The pioneering Elementary Education Act of 1870, steered through Parliament by William Forster and thus known as 'Forster's Act', was the first to establish a national, secular, non-charitable provision for the education of children aged 5-13. A driving force behind the new legislation was the need for a literate and numerate workforce to ensure that Britain remained at the forefront of manufacture and commerce. Moreover, the extension of the franchise to the urban working classes in the 1867 Reform Act also alerted politicians to the need to, in words attributed to the then Chancellor, 'educate our masters'. The Act required partially state-funded elementary schools to be established in areas where existing provision was inadequate, to be managed by elected school boards. At the beginning of 1871, Reading Borough Council petitioned the Government for the immediate establishment of a school board in the town, bypassing the usual preliminary inquiry. Elections were held in March 1871; the resulting nine-member board mainly comprised members of the town's social elite - three clergymen, two prominent industrialists, the headmaster of a local private school - but also included a local boot-maker, Jesse Herbert. The design of new schools was at first undertaken by the Berkshire county surveyor Joseph Morris, although other architects were brought in after 1890. The Board continued to oversee the building of new schools and the extension of existing premises until 1903, when responsibility for elementary education passed to the Borough Council.
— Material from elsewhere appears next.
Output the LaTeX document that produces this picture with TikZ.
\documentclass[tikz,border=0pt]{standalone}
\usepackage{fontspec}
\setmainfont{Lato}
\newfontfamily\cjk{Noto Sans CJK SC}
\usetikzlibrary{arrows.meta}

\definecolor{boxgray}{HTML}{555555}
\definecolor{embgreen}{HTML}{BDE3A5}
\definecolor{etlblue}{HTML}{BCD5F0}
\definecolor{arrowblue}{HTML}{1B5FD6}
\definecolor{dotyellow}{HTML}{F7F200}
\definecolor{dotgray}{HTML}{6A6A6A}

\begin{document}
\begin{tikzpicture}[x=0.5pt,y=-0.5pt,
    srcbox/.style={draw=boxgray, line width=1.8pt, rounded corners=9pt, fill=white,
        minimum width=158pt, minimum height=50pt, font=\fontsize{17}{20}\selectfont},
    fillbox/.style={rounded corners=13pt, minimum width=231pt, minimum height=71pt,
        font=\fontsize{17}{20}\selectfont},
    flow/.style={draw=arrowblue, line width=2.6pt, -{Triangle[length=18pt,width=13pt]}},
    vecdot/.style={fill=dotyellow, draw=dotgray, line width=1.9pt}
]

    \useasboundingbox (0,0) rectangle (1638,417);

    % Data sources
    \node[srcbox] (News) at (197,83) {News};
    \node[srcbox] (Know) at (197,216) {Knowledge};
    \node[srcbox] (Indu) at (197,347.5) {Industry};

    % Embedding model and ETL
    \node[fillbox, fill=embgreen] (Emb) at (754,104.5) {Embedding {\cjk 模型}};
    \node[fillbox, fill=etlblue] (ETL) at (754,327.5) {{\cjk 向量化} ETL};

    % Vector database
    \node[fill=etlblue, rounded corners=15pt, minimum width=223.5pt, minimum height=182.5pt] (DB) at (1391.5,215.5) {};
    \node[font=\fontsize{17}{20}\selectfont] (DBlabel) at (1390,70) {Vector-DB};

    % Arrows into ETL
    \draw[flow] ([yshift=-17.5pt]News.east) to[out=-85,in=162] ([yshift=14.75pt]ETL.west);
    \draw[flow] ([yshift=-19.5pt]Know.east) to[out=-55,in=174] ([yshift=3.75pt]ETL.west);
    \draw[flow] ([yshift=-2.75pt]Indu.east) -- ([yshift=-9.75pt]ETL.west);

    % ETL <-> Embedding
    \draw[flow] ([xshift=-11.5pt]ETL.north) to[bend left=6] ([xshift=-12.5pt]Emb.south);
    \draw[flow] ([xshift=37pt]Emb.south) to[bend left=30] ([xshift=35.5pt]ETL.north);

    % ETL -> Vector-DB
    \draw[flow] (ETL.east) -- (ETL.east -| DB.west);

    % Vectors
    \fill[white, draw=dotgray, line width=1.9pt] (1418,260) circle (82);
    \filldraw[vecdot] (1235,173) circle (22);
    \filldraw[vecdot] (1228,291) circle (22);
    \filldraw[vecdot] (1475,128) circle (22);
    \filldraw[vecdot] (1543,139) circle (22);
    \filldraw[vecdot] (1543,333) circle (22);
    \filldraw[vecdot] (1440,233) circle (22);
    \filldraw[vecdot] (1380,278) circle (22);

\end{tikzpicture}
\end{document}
Joseph Morris (1836-1913) was the leading architect in Reading during the later C19. Articled to the county surveyor John Berry Clancy, his first major independent work was the new church of St Paul at Highmoor, Oxfordshire in 1859. In Reading he was responsible for numerous offices, factories and houses, the latter ranging from large suburban villas to workers' terraces; he also restored and extended the town's two medieval churches of St Lawrence and St Mary. He was appointed Berkshire county surveyor in 1872, and it was probably in this capacity that he was selected to produce designs for the Reading School Board; his work included schools at Coley (1872), Katesgrove (1873), New Town (1874) and Oxford Road (1880-3), the latter together with SS Stallwood, his partner in the decade following 1875. From 1884 he became involved with the millenarian sect known as the Agapemonites, for whom he designed a large and ornate church in Clapton, north London (1893-6). Morris established an architectural dynasty in Reading that included two of his nephews and two of his children; his daughter Violet was one of the first women to join the profession.

SOURCES:
Bradley, S and Pevsner,N., The Buildings of England: Berkshire (revised edn., forthcoming).
Gold, S.M., A Biographical Dictionary of Architects at Reading (1999).
Minutes of the Reading School Board (1871-1903), Berkshire Record Office R/EB1

REASONS FOR DESIGNATION: The Henry Building at Katesgrove School, built in 1873 to designs by Joseph Morris, and extended in 1891 and 1902, is listed at Grade II for the following principal reasons:
* Architectural interest: a striking and idiosyncratic design by the leading local architect of the mid-C19;
* Historic interest: one of the first pair of schools to be developed by the Reading School Board, and one of the earliest outside London.